Da quando lei è diventato preside del liceo artistico Nervi-Severini le iscrizioni sono molto aumentate. Il suo successo nel dirigere la scuola è dovuto anche al fatto che lei stesso si è formato in un istituto d’arte e quindi conosce bene ciò di cui si occupa?
«Io sono un pò un sopravvissuto, anni fa tutti i presidi delle scuole d’arte erano a loro volta usciti da scuole d’arte, ora non è più così. I prossimi dirigenti scolastici non avranno queste caratteristiche e credo sia un peccato, perchè è importante che il preside non sia solo un burocrate, ma abbia competenze specifiche nel campo.
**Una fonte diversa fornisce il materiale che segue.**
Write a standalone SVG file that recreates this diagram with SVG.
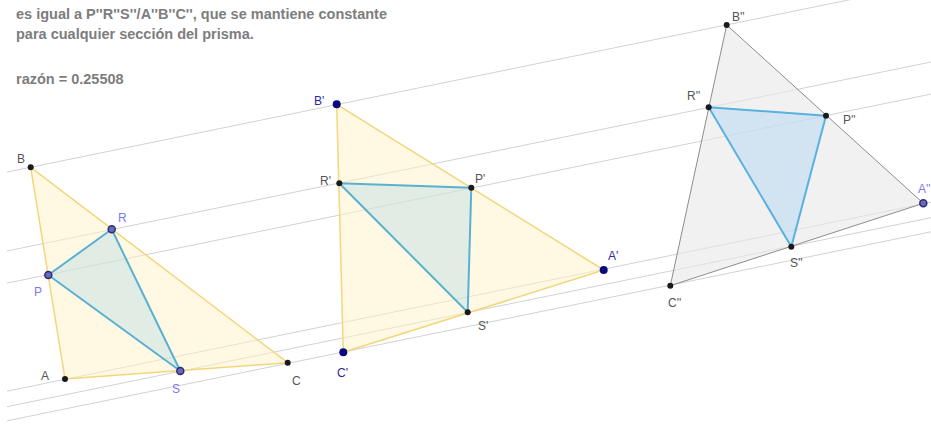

Quando sono arrivato c’erano poco meno di 500 studenti fra liceo artistico e istituto d’arte, mentre quest’anno sono 730, c’è stata sicuramente una buona crescita. Abbiamo organizzato decine di iniziative per i ragazzi, un’ottantina solo negli ultimi cinque anni, e in tutte sono previste borse di studio per chi ci lavora. Tra l’altro siamo l’unica scuola d’Italia che ha una sua opera all’Expo: alcune riproduzioni dei mosaici della Cattedrale di Otranto, realizzate dagli studenti e dai docenti del Liceo Artistico, si trovano all’interno della mostra curata da Vittorio Sgarbi».